NLA vs Meltwater and Svensson vs Retriever – a clarification
Wednesday, March 5, 2014 at 11:25
David Pugh in Copyright, International, Licensing, NLA

The recent Svensson/Retriever decision by the Court of Justice of the EU (CJEU) on hyperlinking has inevitably drawn some incorrect comparisons with the NLA/Meltwater case.  As ever, the complex world of copyright court rulings can result in confusion for companies, publishers and internet users!

Below we explain the key differences between the Svensson case and the NLA/Meltwater case currently in the CJEU.

What was the Svensson/Retriever case about?

4 Swedish journalists working for the GoteborgsPosten newspaper took Retriever, a web aggregator, to court for copyright infringement for providing to their clients via their website links to articles appearing in the GP.  The journalists argued that this infringed their rights and they should be entitled to control the provision of links to their articles.  The Swedish courts referred to the CJEU the question as to whether or not a copyright owner can control provision on another website of a hyperlink to their work.

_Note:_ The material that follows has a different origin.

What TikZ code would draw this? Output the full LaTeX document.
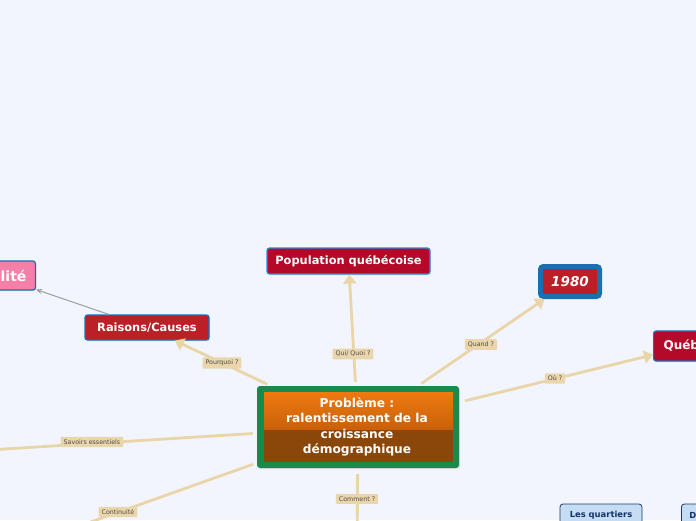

Essentially the CJEU answered in favour of Retriever.  The essence of their answer was that since the articles were already freely available to all internet users on the GP website, by providing links on their own website Retriever was not communicating the articles to a ‘new public’ and therefore not infringing copyright – even if recipients thought the material originated on the Retriever website.

How will this affect the NLA’s case with Meltwater?                                                

The CJEU’s answer in the Svensson case concerns the copyright owner’s right of communication to the public.  The NLA’s case with Meltwater concerns the copyright owner’s right of reproduction, which is a different right.  As a result, the CJEU’s answer in the Svensson case has no direct bearing on the NLA’s case with Meltwater. 

In the meantime, the Court of Appeal (CoA) judgment in the NLA’s case with Meltwater stands.  Only one aspect of that judgment, which concerns temporary copies made in a computer and on a computer screen when browsing, was appealed to the UK Supreme Court who, in turn, referred the issue to the CJEU.  It is not clear yet when the CJEU will consider the case – possibly this Autumn or Spring 2015.

OK, but how might this affect licensing of web content?

For web media monitoring organisations (MMOs)

Regardless of the CJEU’s answer in the Svensson case, MMOs such as Meltwater will continue to require a licence. 

This is because, quite apart from how and to whom they communicate web content, they still have to copy and index that web content which requires permission of the copyright owner under the reproduction right.  Even if an MMO changed its service so that it included only hyperlinks –it would still require a licence to copy and index NLA publisher content.  

For end users

The CJEU’s answer in the Svensson case concerns the communication of hyperlinks via websites to all Internet users.  It does not concern the reproduction of copyright content such as text extracts and/or headlines (including in the form of hyperlinks) that are communicated individually by email.  Therefore, where MMO reports are sent by e-mail, the end users receiving them will continue to require an NLA licence.  The Svensson case does not affect that requirement.

That will also remain the case, whatever the CJEU/Supreme Court ultimately decide in the NLA’s case with Meltwater/PRCA, because Meltwater has not appealed the CoA’s ruling that end users who receive MMO reports by e-mail require an NLA licence (so it is not in issue before the CJEU/Supreme Court).

As matters stand, the only circumstance in which end user licensing would be affected is if the CJEU/Supreme Court conclude that an end user does not require permission from a copyright owner to access their MMO reports via a web browser, as an alternative to receiving them by email. If that were to happen, an end user would not require an NLA licence to access their MMO reports via a web browser, although the NLA would seek to recoup the lost licence income from the MMOs by increasing their licence fees.  

Is the NLA trying to stop free use of sites that anyone can access with a browser?

No.  Publishers and NLA encourage access to publishers’ sites and sharing of information found there for non-commercial purposes.  NLA licences are concerned solely with commercial use of publishers’ content.  MMOs are paid by clients to find information relevant to their businesses.  By doing so, the MMOs in the UK enjoy a combined sales turnover of @ £100m per year.  NLA licences simply ensure that businesses pay a reasonable fee to ensure that journalism and a vibrant publishing sector are supported.